В краевых организациях нужно было утвердить смету, получить субсидию, согласовать репертуар — словом, забот хватало.

Эти несколько дней мы виделись только по вечерам, когда Эммануил, набегавшись за день, вваливался ко мне в номер, где уже поджидали его наши общие друзья.

С ним всегда было хорошо и весело, и мы засиживались обычно за полночь.

Хотя работа в театре отнимала у него порядочно времени, Эммануил успевал много писать. За год с небольшим он опубликовал в альманахе «Форпост» большой цикл стихов. Перевел на еврейский лирику Маяковского, издав переводы в Москве отдельным сборником. Позднее перевел для Областного театра «Уриэля Акосту» К. Гуцкова и «Профессора Полежаева» Л. Рахманова.

Постоянное общение с театром, дружба с его талантливыми актерами побудили Казакевича испробовать свои силы и в трудном жанре драматургии. Он написал две или три оригинальные пьесы, и одна из них — «Молоко и мед» — была, кажется, поставлена в Москве у Михоэлса.

И еще вспоминается его приезд в Хабаровск с пачкой рецептов для матери.

Евгения Борисовна очень долго болела.
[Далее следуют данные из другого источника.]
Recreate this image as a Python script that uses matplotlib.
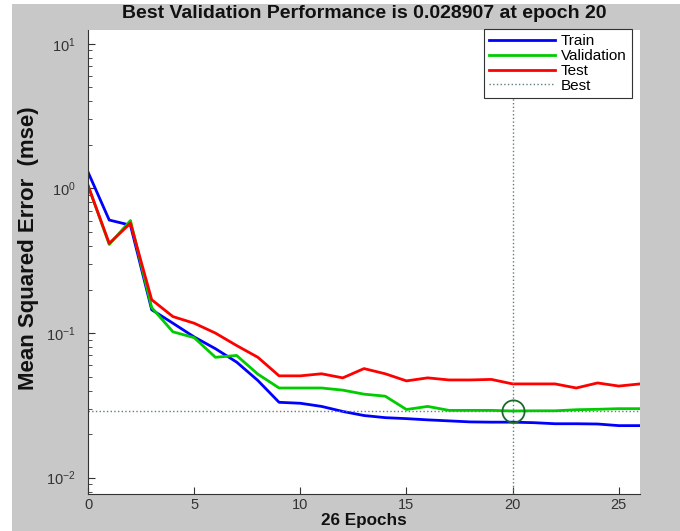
import matplotlib
matplotlib.use('Agg')
import matplotlib.pyplot as plt
from matplotlib.patches import Rectangle
from matplotlib.ticker import LogLocator, FixedLocator

epochs = list(range(27))
train = [1.30, 0.605, 0.557, 0.145, 0.117, 0.094, 0.078, 0.063, 0.047, 0.0332,
         0.0327, 0.0311, 0.0287, 0.0269, 0.0260, 0.0256, 0.0251, 0.0247, 0.0243,
         0.0242, 0.0242, 0.0240, 0.0236, 0.0236, 0.0235, 0.0229, 0.0229]
validation = [1.05, 0.41, 0.60, 0.15, 0.102, 0.093, 0.068, 0.070, 0.052, 0.0417,
              0.0417, 0.0417, 0.0403, 0.0378, 0.0366, 0.0296, 0.0311, 0.0292,
              0.0292, 0.0292, 0.028907, 0.0290, 0.0290, 0.0295, 0.0297, 0.0300, 0.0300]
test = [1.05, 0.417, 0.575, 0.17, 0.13, 0.117, 0.100, 0.082, 0.068, 0.0506,
        0.0506, 0.0523, 0.049, 0.0568, 0.0523, 0.0467, 0.049, 0.0474, 0.0474,
        0.0478, 0.0445, 0.0445, 0.0445, 0.0417, 0.0452, 0.0430, 0.0445]
best_epoch = 20
best_value = 0.028907
xticks = [0, 5, 10, 15, 20, 25]
yticks = [1e-2, 1e-1, 1e0, 1e1]
ytick_labels = [r'$10^{-2}$', r'$10^{-1}$', r'$10^{0}$', r'$10^{1}$']

plt.rcParams['font.family'] = ['Liberation Sans', 'DejaVu Sans']
plt.rcParams['mathtext.fontset'] = 'custom'
plt.rcParams['mathtext.rm'] = 'Liberation Sans'
plt.rcParams['mathtext.it'] = 'Liberation Sans'

W, H = 680, 531
fig = plt.figure(figsize=(W / 100, H / 100), dpi=100)
fig.patch.set_facecolor('white')
fig.patches.append(Rectangle((12 / W, 0), 1 - 12 / W, 1 - 4 / H, transform=fig.transFigure,
                             facecolor='#c8c8c8', edgecolor='none', zorder=-10))

left, right, top, bottom = 88, 640, 30, 494
ax = fig.add_axes([left / W, 1 - bottom / H, (right - left) / W, (bottom - top) / H])
ax.set_facecolor('white')

ax.plot(epochs, train, color=(0, 0, 1), lw=2.0, label='Train')
ax.plot(epochs, validation, color=(0, 0.8, 0), lw=2.0, label='Validation')
ax.plot(epochs, test, color=(1, 0, 0), lw=2.0, label='Test')
ax.axhline(best_value, color='#5f7f7f', ls=':', lw=1.0, label='Best')
ax.axvline(best_epoch, color='#5f7f7f', ls=':', lw=1.0)
ax.plot([best_epoch], [best_value], 'o', mfc='none', mec='#1a6a2a', ms=16, mew=1.3)

ax.set_yscale('log')
ax.set_xlim(0, 26)
ax.set_ylim(10 ** -2.113, 10 ** 1.096)
ax.xaxis.set_major_locator(FixedLocator(xticks))
ax.yaxis.set_major_locator(FixedLocator(yticks))
ax.yaxis.set_minor_locator(LogLocator(base=10, subs=range(2, 10)))
ax.set_yticklabels(ytick_labels)
ax.tick_params(axis='both', which='both', direction='in', colors='#333333',
               labelsize=10.5, labelcolor='#333333')
ax.tick_params(axis='both', which='major', length=5)
ax.tick_params(axis='y', which='major', pad=9)
ax.tick_params(axis='x', which='major', pad=3)
ax.tick_params(axis='y', which='minor', length=3)
for s in ['top', 'right']:
    ax.spines[s].set_visible(False)
for s in ['left', 'bottom']:
    ax.spines[s].set_color('#333333')

fig.text((left + right) / 2 / W, 1 - 13 / H,
         'Best Validation Performance is 0.028907 at epoch 20',
         fontsize=14, fontweight='bold', color='#111111', ha='center', va='center')
ax.set_xlabel('26 Epochs', fontsize=12.3, fontweight='bold', color='#111111', va='center')
ax.xaxis.set_label_coords(0.5, -(521 - bottom) / (bottom - top))
ax.set_ylabel('Mean Squared Error  (mse)', fontsize=16, fontweight='bold',
              color='#111111', va='center')
ax.yaxis.set_label_coords(-(left - 28) / (right - left), (bottom - 248) / (bottom - top))

leg = ax.legend(loc='upper right', bbox_to_anchor=(632 / W, 1 - 29 / H),
                bbox_transform=fig.transFigure,
                fontsize=11, handlelength=4.3, handletextpad=0.4,
                fancybox=False, framealpha=1, edgecolor='#333333',
                borderaxespad=0, borderpad=0.35, labelspacing=0.05)
leg.get_frame().set_linewidth(0.8)

fig.savefig('out.png', dpi=100)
Я помню ее, невысокую, худенькую, с заостренными чертами бледного лица. Она медленно двигалась по квартире. Почти не покидала ее. Лишь в солнечную и сухую погоду сын выводил ее на улицу, и они недолго гуляли вблизи дома в тени деревьев.

Он тепло и нежно относился к матери и, когда ей делалось особенно худо, не отходил от ее постели, читал ей книжки и в назначенные часы давал порошки и микстуры.